Saturday, June 1, 2013

On Mandatory Minimum Sentencing

On Mandatory Minimum Sentencing: When Congress passed the Boggs Act of 1952, the United States entered the realm of mandatory sentencing. More specifically, the Boggs Act called for minimum prison terms and maximum punishable fines for people found in possession of marijuana. Thus, mandatory sentencing began as a means to deter the sale and use of a drug. But by the mid-1980s, the criminalization of drugs went into hyper-drive. With the Anti-Drug Abuse Act of 1986, Congress enacted a variety of new mandatory sentences for drugs including cocaine, marijuana, and MDMA (ecstasy). Perhaps the biggest change in federal drug policy at the time was the heightened emphasis on the punitive instead of the rehabilitative.

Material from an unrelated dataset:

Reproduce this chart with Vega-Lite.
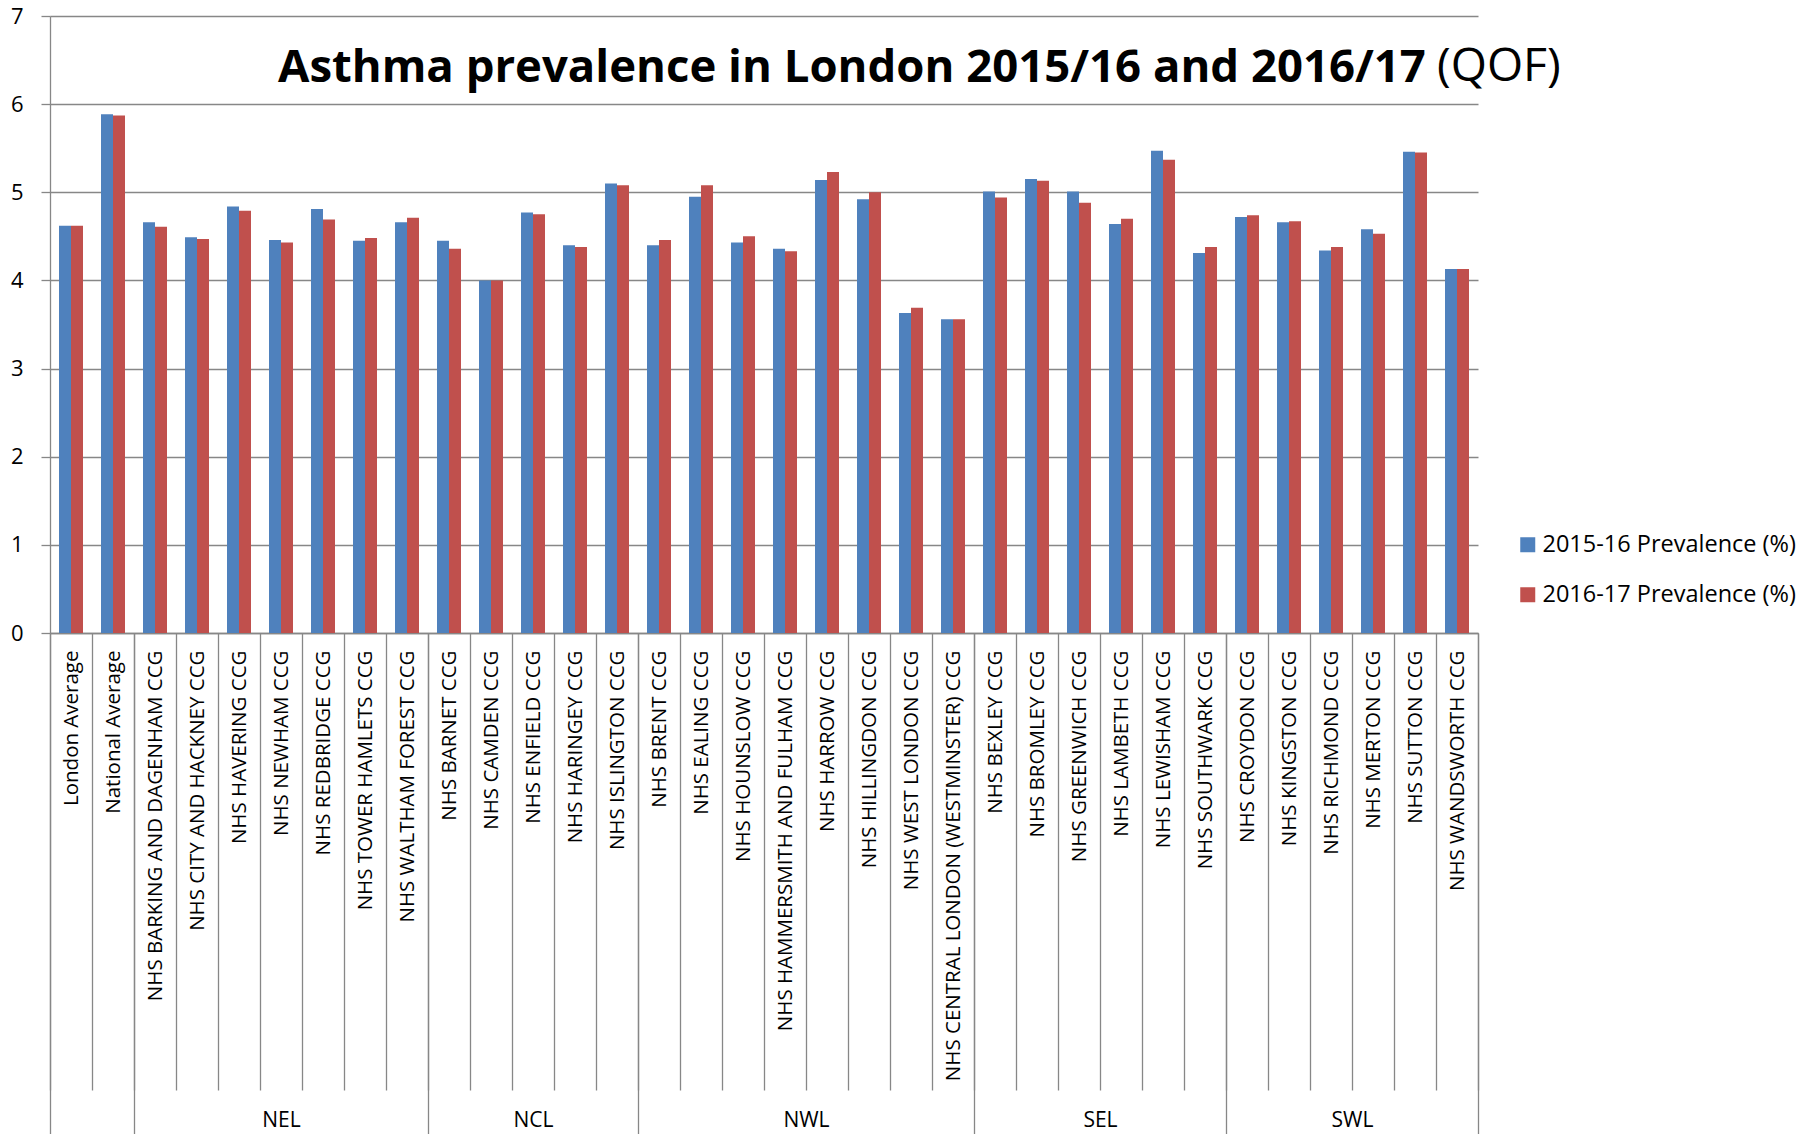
{
  "$schema": "https://vega.github.io/schema/vega-lite/v6.json",
  "width": 1428,
  "height": 617,
  "autosize": {"type": "none"},
  "padding": {"left": 50, "top": 16, "right": 336, "bottom": 501},
  "background": "white",
  "config": {"view": {"stroke": null}, "font": "Open Sans"},
  "title": {
    "text": "Asthma prevalence in London 2015/16 and 2016/17",
    "anchor": "start",
    "frame": "group",
    "dx": 228,
    "offset": -122,
    "baseline": "alphabetic",
    "font": "Open Sans",
    "fontSize": 45.5,
    "fontWeight": "bold",
    "color": "#000000"
  },
  "data": {
    "values": [
      {"area": "London Average", "group": "", "p1516": 4.62, "p1617": 4.62},
      {"area": "National Average", "group": "", "p1516": 5.885, "p1617": 5.87},
      {"area": "NHS BARKING AND DAGENHAM CCG", "group": "NEL", "p1516": 4.66, "p1617": 4.61},
      {"area": "NHS CITY AND HACKNEY CCG", "group": "NEL", "p1516": 4.49, "p1617": 4.47},
      {"area": "NHS HAVERING CCG", "group": "NEL", "p1516": 4.84, "p1617": 4.79},
      {"area": "NHS NEWHAM CCG", "group": "NEL", "p1516": 4.46, "p1617": 4.43},
      {"area": "NHS REDBRIDGE CCG", "group": "NEL", "p1516": 4.81, "p1617": 4.69},
      {"area": "NHS TOWER HAMLETS CCG", "group": "NEL", "p1516": 4.45, "p1617": 4.48},
      {"area": "NHS WALTHAM FOREST CCG", "group": "NEL", "p1516": 4.66, "p1617": 4.71},
      {"area": "NHS BARNET CCG", "group": "NCL", "p1516": 4.45, "p1617": 4.36},
      {"area": "NHS CAMDEN CCG", "group": "NCL", "p1516": 4.0, "p1617": 4.0},
      {"area": "NHS ENFIELD CCG", "group": "NCL", "p1516": 4.77, "p1617": 4.75},
      {"area": "NHS HARINGEY CCG", "group": "NCL", "p1516": 4.4, "p1617": 4.38},
      {"area": "NHS ISLINGTON CCG", "group": "NCL", "p1516": 5.1, "p1617": 5.08},
      {"area": "NHS BRENT CCG", "group": "NWL", "p1516": 4.4, "p1617": 4.46},
      {"area": "NHS EALING CCG", "group": "NWL", "p1516": 4.95, "p1617": 5.08},
      {"area": "NHS HOUNSLOW CCG", "group": "NWL", "p1516": 4.43, "p1617": 4.5},
      {"area": "NHS HAMMERSMITH AND FULHAM CCG", "group": "NWL", "p1516": 4.36, "p1617": 4.33},
      {"area": "NHS HARROW CCG", "group": "NWL", "p1516": 5.14, "p1617": 5.23},
      {"area": "NHS HILLINGDON CCG", "group": "NWL", "p1516": 4.92, "p1617": 5.0},
      {"area": "NHS WEST LONDON CCG", "group": "NWL", "p1516": 3.63, "p1617": 3.69},
      {"area": "NHS CENTRAL LONDON (WESTMINSTER) CCG", "group": "NWL", "p1516": 3.56, "p1617": 3.56},
      {"area": "NHS BEXLEY CCG", "group": "SEL", "p1516": 5.01, "p1617": 4.94},
      {"area": "NHS BROMLEY CCG", "group": "SEL", "p1516": 5.15, "p1617": 5.13},
      {"area": "NHS GREENWICH CCG", "group": "SEL", "p1516": 5.01, "p1617": 4.88},
      {"area": "NHS LAMBETH CCG", "group": "SEL", "p1516": 4.64, "p1617": 4.7},
      {"area": "NHS LEWISHAM CCG", "group": "SEL", "p1516": 5.47, "p1617": 5.37},
      {"area": "NHS SOUTHWARK CCG", "group": "SEL", "p1516": 4.31, "p1617": 4.38},
      {"area": "NHS CROYDON CCG", "group": "SWL", "p1516": 4.72, "p1617": 4.74},
      {"area": "NHS KINGSTON CCG", "group": "SWL", "p1516": 4.66, "p1617": 4.67},
      {"area": "NHS RICHMOND CCG", "group": "SWL", "p1516": 4.34, "p1617": 4.38},
      {"area": "NHS MERTON CCG", "group": "SWL", "p1516": 4.58, "p1617": 4.53},
      {"area": "NHS SUTTON CCG", "group": "SWL", "p1516": 5.46, "p1617": 5.45},
      {"area": "NHS WANDSWORTH CCG", "group": "SWL", "p1516": 4.13, "p1617": 4.13}
    ]
  },
  "layer": [
    {
      "transform": [{"fold": ["p1516", "p1617"], "as": ["series", "prev"]}],
      "mark": {"type": "bar"},
      "encoding": {
        "x": {
          "field": "area",
          "type": "nominal",
          "sort": null,
          "scale": {"paddingInner": 0, "paddingOuter": 0},
          "axis": {
            "orient": "bottom",
            "title": null,
            "grid": false,
            "tickBand": "extent",
            "tickSize": 457,
            "tickColor": "#878787",
            "tickWidth": 1.3,
            "domainColor": "#878787",
            "domainWidth": 1.3,
            "labelAngle": 270,
            "labelPadding": -440,
            "labelFont": "Open Sans",
            "labelFontSize": 20.5,
            "labelColor": "#000000",
            "labelLimit": 700,
            "labelOverlap": false
          }
        },
        "xOffset": {"field": "series", "scale": {"paddingOuter": 0.75, "paddingInner": 0}},
        "y": {
          "field": "prev",
          "type": "quantitative",
          "scale": {"domain": [0, 7], "nice": false},
          "axis": {
            "title": null,
            "values": [0, 1, 2, 3, 4, 5, 6, 7],
            "grid": true,
            "gridColor": "#878787",
            "gridWidth": 1.3,
            "domainColor": "#878787",
            "domainWidth": 1.3,
            "tickColor": "#878787",
            "tickWidth": 1.3,
            "tickSize": 9,
            "labelPadding": 18,
            "labelFont": "Open Sans",
            "labelFontSize": 22,
            "labelColor": "#000000"
          }
        },
        "color": {
          "field": "series",
          "type": "nominal",
          "scale": {"domain": ["p1516", "p1617"], "range": ["#4F81BD", "#C0504D"]},
          "legend": {
            "title": null,
            "orient": "none",
            "legendX": 1466,
            "legendY": 517,
            "padding": 0,
            "symbolType": "square",
            "symbolSize": 225,
            "symbolStrokeWidth": 0,
            "labelFont": "Open Sans",
            "labelFontSize": 23.5,
            "labelColor": "#000000",
            "labelOffset": 3,
            "labelLimit": 400,
            "rowPadding": 25,
            "labelExpr": "datum.label === 'p1516' ? '2015-16 Prevalence (%)' : '2016-17 Prevalence (%)'"
          }
        }
      }
    },
    {
      "transform": [{"filter": "datum.area === 'NHS WANDSWORTH CCG'"}],
      "mark": {"type": "text", "align": "left", "baseline": "alphabetic", "dx": -20, "font": "Open Sans", "fontSize": 46.5, "color": "#000000"},
      "encoding": {
        "x": {
          "field": "area",
          "type": "nominal",
          "sort": null,
          "axis": {
            "orient": "bottom",
            "title": null,
            "grid": false,
            "domain": false,
            "values": ["London Average", "National Average", "NHS WALTHAM FOREST CCG", "NHS ISLINGTON CCG", "NHS CENTRAL LONDON (WESTMINSTER) CCG", "NHS SOUTHWARK CCG", "NHS WANDSWORTH CCG"],
            "tickBand": "extent",
            "tickSize": 501,
            "tickColor": "#878787",
            "tickWidth": 1.3,
            "tickOpacity": {"condition": {"test": "datum.value === 'London Average'", "value": 0}, "value": 1},
            "labelAngle": 0,
            "labelAlign": "center",
            "labelBaseline": "middle",
            "labelPadding": -14,
            "labelFont": "Open Sans",
            "labelFontSize": 21,
            "labelColor": "#000000",
            "labelOverlap": false,
            "labelExpr": "datum.value === 'NHS WALTHAM FOREST CCG' ? 'NEL' : datum.value === 'NHS ISLINGTON CCG' ? 'NCL' : datum.value === 'NHS CENTRAL LONDON (WESTMINSTER) CCG' ? 'NWL' : datum.value === 'NHS SOUTHWARK CCG' ? 'SEL' : datum.value === 'NHS WANDSWORTH CCG' ? 'SWL' : ''",
            "labelOffset": {
              "condition": [
                {"test": "datum.value === 'NHS WALTHAM FOREST CCG'", "value": -126},
                {"test": "datum.value === 'NHS ISLINGTON CCG'", "value": -84},
                {"test": "datum.value === 'NHS CENTRAL LONDON (WESTMINSTER) CCG'", "value": -147},
                {"test": "datum.value === 'NHS SOUTHWARK CCG'", "value": -105},
                {"test": "datum.value === 'NHS WANDSWORTH CCG'", "value": -105}
              ],
              "value": 0
            }
          }
        },
        "y": {
          "datum": 6.26,
          "type": "quantitative",
          "axis": {
            "title": null,
            "values": [0, 1, 2, 3, 4, 5, 6, 7],
            "grid": true,
            "gridColor": "#878787",
            "gridWidth": 1.3,
            "domainColor": "#878787",
            "domainWidth": 1.3,
            "tickColor": "#878787",
            "tickWidth": 1.3,
            "tickSize": 9,
            "labelPadding": 18,
            "labelFont": "Open Sans",
            "labelFontSize": 22,
            "labelColor": "#000000"
          }
        },
        "text": {"value": "(QOF)"}
      }
    }
  ],
  "resolve": {"axis": {"x": "independent"}}
}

The state had effectively tossed aside judicial discretion (in certain circumstances) and cast an "unequal gaze" (as Foucault would say) toward the perpetrator. It was a "modernization of punishment" according to government officials. It was also a grand experiment in transparency, making it known to citizens that if you commit "X," you will receive "X's" punishment. And although mandatory sentences started in response to drugs, they have since spread to cover nearly all felonies, as states like California have adopted a "three-strikes law," which has dramatically increased incarceration rates. As a result, the U.S. has become a prison-industrial complex where cheap criminal labor helps sustain corporate profit margins.